>> Begin Material

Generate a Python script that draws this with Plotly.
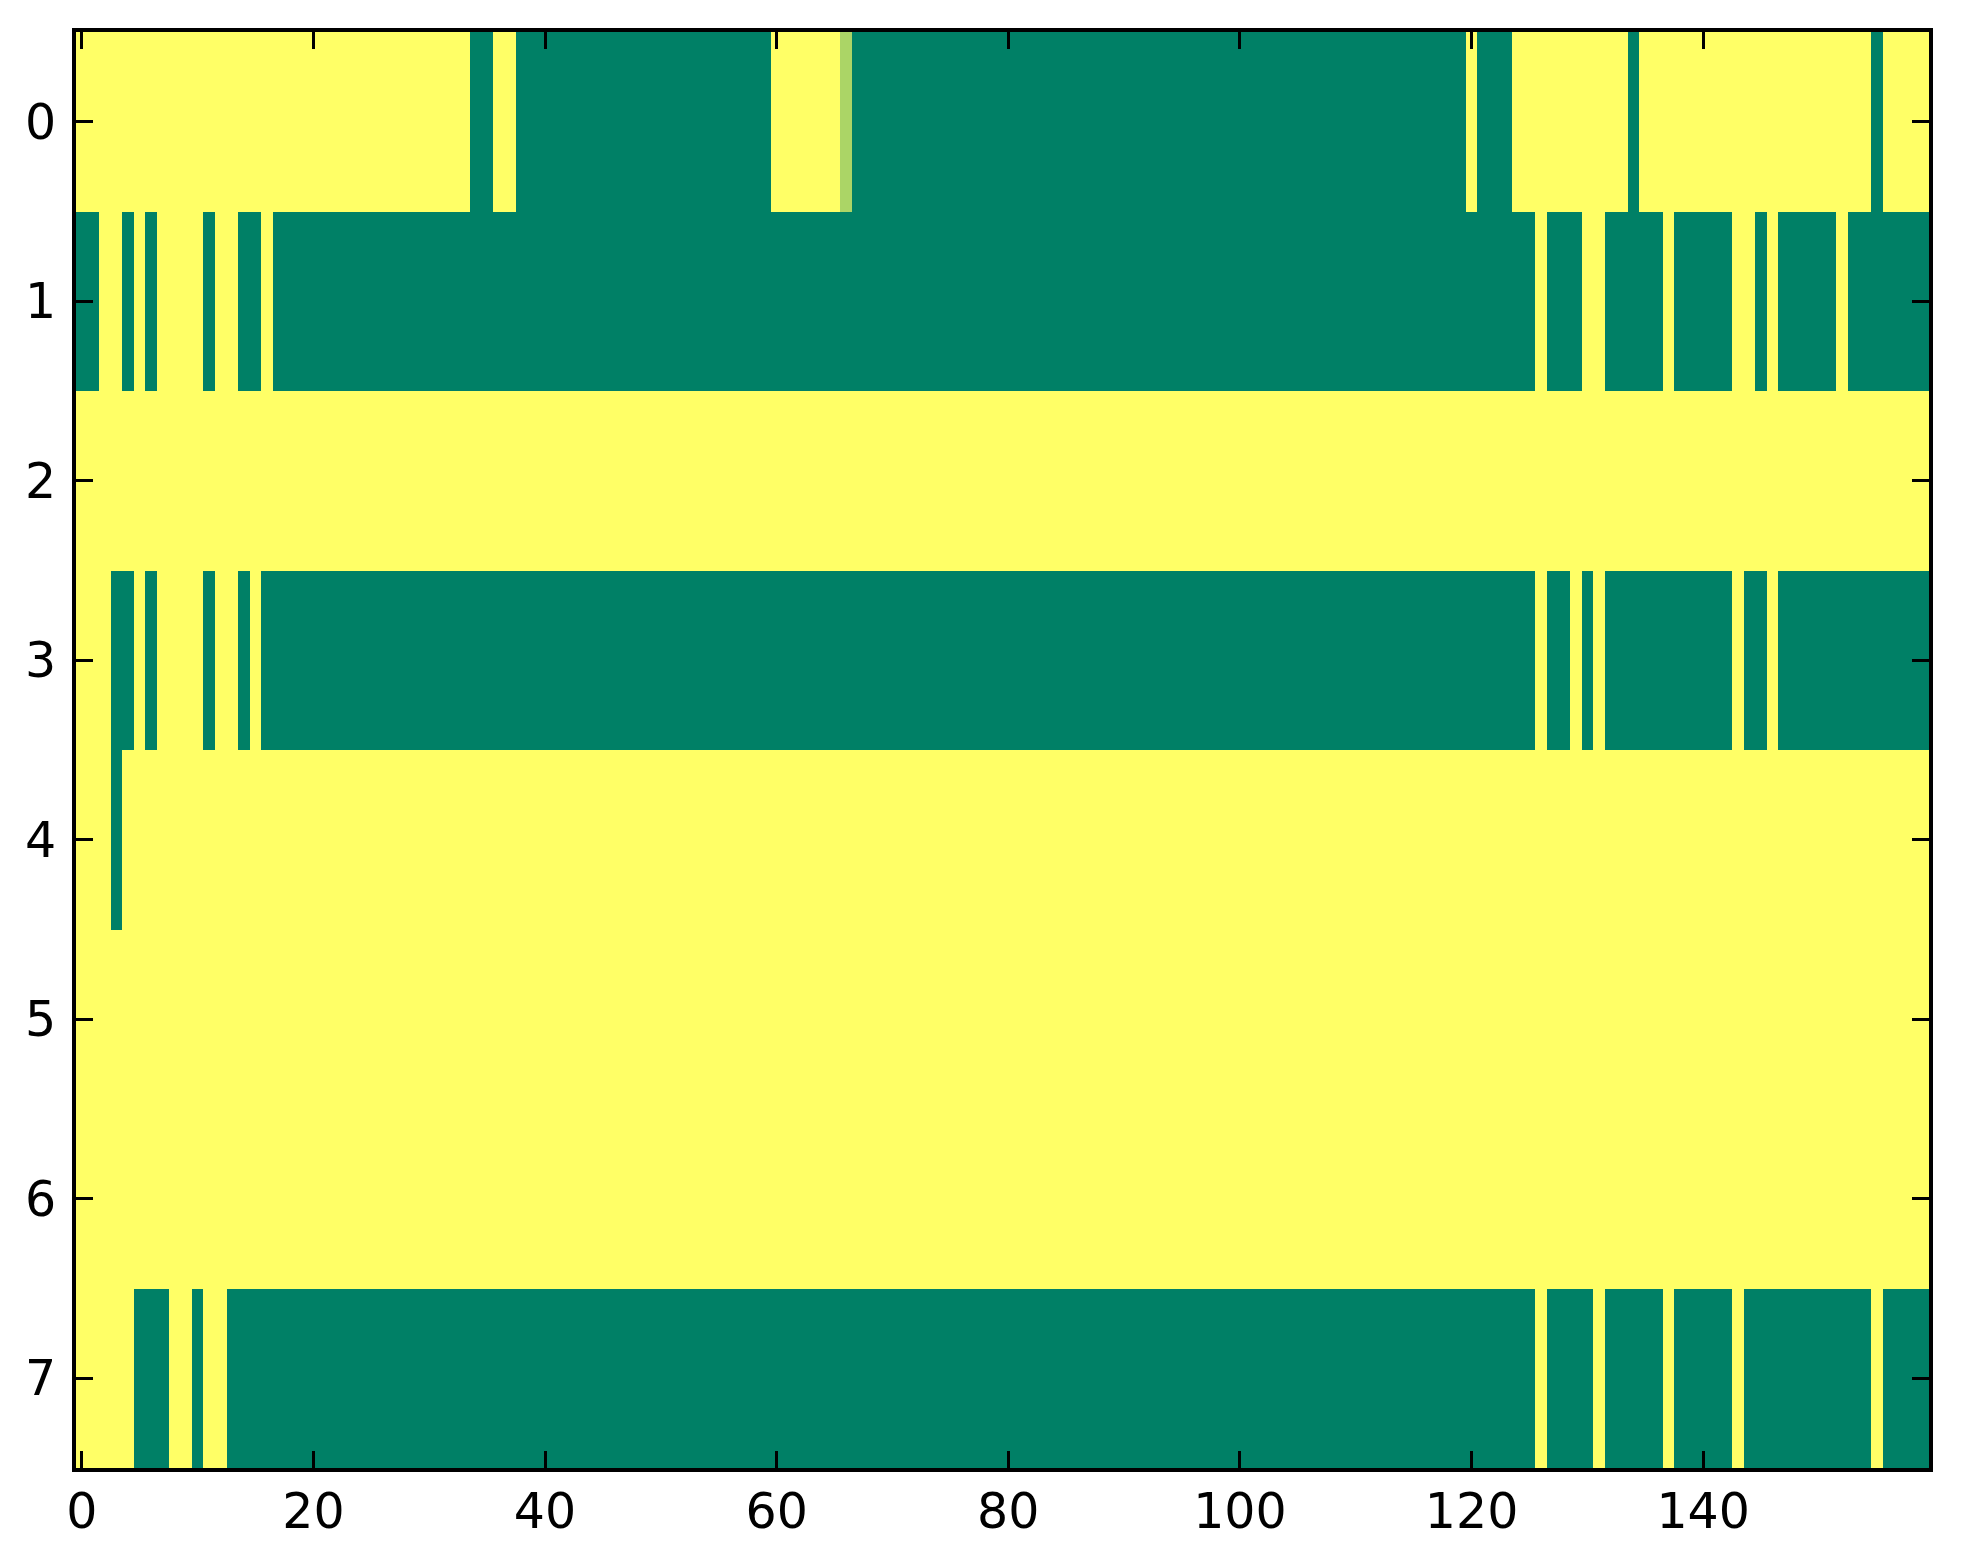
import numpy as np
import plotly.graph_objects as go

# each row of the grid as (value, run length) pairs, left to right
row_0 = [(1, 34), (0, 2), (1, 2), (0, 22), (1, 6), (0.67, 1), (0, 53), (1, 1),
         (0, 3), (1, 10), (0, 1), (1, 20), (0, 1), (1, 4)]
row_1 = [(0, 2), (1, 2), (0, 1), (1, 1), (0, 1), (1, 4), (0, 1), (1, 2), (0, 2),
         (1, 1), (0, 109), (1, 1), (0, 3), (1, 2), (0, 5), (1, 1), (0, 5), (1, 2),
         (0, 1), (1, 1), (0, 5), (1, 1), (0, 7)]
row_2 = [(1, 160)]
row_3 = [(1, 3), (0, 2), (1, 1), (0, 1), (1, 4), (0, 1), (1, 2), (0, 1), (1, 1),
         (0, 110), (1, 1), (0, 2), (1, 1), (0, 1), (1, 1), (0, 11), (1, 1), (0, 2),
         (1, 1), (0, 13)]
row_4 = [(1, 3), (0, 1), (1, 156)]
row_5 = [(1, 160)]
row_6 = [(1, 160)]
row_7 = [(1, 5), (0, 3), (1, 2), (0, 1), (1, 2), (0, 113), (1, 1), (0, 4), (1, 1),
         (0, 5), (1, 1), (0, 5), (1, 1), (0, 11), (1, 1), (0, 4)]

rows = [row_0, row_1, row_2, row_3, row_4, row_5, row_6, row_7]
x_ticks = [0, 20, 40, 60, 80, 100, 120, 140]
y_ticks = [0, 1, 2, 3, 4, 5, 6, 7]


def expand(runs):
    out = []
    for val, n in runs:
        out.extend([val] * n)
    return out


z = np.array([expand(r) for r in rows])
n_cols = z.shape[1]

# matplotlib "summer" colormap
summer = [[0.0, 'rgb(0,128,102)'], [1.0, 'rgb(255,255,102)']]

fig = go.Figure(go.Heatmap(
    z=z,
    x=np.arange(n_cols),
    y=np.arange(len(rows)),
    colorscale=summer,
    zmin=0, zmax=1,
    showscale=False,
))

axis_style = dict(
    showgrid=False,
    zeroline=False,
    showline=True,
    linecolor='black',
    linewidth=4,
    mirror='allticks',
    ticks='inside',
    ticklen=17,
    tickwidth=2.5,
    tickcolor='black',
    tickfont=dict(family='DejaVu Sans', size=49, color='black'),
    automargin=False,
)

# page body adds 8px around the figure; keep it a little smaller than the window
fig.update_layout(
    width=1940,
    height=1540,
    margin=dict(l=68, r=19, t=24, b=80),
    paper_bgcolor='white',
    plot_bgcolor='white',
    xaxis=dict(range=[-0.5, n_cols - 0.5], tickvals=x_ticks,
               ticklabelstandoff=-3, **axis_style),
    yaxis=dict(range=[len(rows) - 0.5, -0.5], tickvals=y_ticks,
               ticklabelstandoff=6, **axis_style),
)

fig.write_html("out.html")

>> End Material

Work instructions — Leave out the pictures and repeat exactly the lines from the start of the material through the line that contains "import plotly.graph_objects as go", both included.

Task solution —
Generate a Python script that draws this with Plotly.
import numpy as np
import plotly.graph_objects as go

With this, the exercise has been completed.